Tandis que s'essoufflent les ressources de légitimation de
l'État patrimonialiste au
Maroc et que, sous les injonctions des institutions financières
internationales, une forme de
rationalisation économique amoindrit les logiques clientélistes et les
réseaux parasitaires, il
s'opère au Maroc, par le dynamisme revendicatif d'une nouvelle
génération d'entrepreneurs, une
recomposition de l'espace public, avec une « entrepreneurisation » du
pouvoir. L'entrepreneur
marocain apparaît comme l'acteur privilégié du changement social. Telle
est l'analyse de Myriam
Catusse, chercheur à l'Institut d'études politiques d'Aix-en-Provence, dont le travail est antérieur aux réformes politiques de Mohamed VI.

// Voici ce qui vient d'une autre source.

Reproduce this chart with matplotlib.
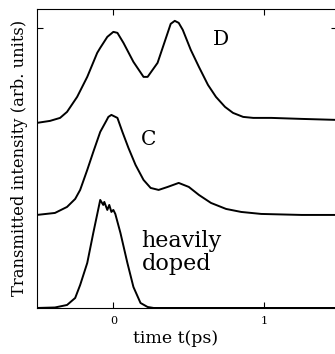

epuis l'été 1996, à la faveur d'un certain nombre de
conventions redéfinissant les
rapports de l'organisation patronale marocaine (CGEM) avec syndicats et
pouvoirs publics dans le
cadre du libéralisme, les entrepreneurs marocains ont pris date comme
acteurs privilégiés de la
transition démocratique et du changement social. La figure de
l'entrepreneur se confond avec
celle du promoteur du développement et de l'acteur démocratique, en une
ère où l'État lâche du
lest. Dès lors, précise Myriam Catusse, politologue, étudiant les
trajectoires des entrepreneurs
marocains, un transfert de légitimation s'opère du dispositif fondé sur
l'histoire à des
mécanismes de représentations issues du processus libéral. Conformément
aux grandes tendances et
aux recommandations des bailleurs de fonds, les agents économiques
récupèrent une initiative
dont sont dépossédés les hauts cadres de l'État.
Les acteurs économiques se disputent désormais au Maroc la
prépondérance dans l'espace
public, dans une logique d'ascension sociale et de recomposition de la
classe dominante. Toute
une rhétorique convertit la compétence économique en normes d'accès au
politique. Tout autant
par la défense de leur intérêt de groupe social que par la négociation
d'une participation au
pouvoir dont se déleste en partie le makhzen, l'entrepreneuriat marocain
tend à privatiser
l'espace public. Au Maroc comme ailleurs, le libéralisme économique
recompose la figure
politique de l'entrepreneur privé, prenant notoriété sur les décombres
du projet
développementaliste.
L'enquête de Myriam Catusse explique cette inversion du statut
de l'économique, lequel
jusqu'alors procédait de l'ordonnancement politique, l'entrepreneuriat
apparaissant pendant des
décennies comme parasitaire, prospérant dans des réseaux de clientélisme
et de connivences avec
le pouvoir. Longtemps discrédité, le monde des affaires génère
aujourd'hui tout un discours
valorisant où se rehausse la figure de l'entrepreneur dans un univers
symbolique mais où son
charisme renvoie à sa présence dans l'espace public. L'action
entrepreneuriale devient le lieu du
développement économique mais aussi de l'accomplissement citoyen.
L'entreprise apparaît comme
une instance forte de la société civile où s'élaborent les contours de
l'État moderne.
L'étude, toutefois, établit bien des disjonctions et des nuances
entre différentes
figures d'entrepreneurs : les patrons-notables, encore attachés au
modèle patrimonialiste et
clientélistes de l'État, les professionnels intéressés à se mobiliser
pour leurs intérêts
économiques stricto sensu et des figures empruntant des trajectoires
individuelles plus
autonomes et revendicatives. Globalement cependant, les premiers se
comportent en mécènes
d'oeuvres sociales et religieuses, les seconds reprennent l'initiative
dans le cadre de leur
confédération (CGEM), les derniers, plus agressifs, contribuent à
composer l'archétype d'un
acteur innovant.
Il reste que cette phase n'a pas le monopole de la transition au
Maroc, le système
politique demeurant, selon Myriam Catusse, formellement inchangé, mais un
rééquilibrage des
forces participant à la dynamique de développement et de mutation
politique énonce fortement
« l'entrepreneurisation » du pouvoir.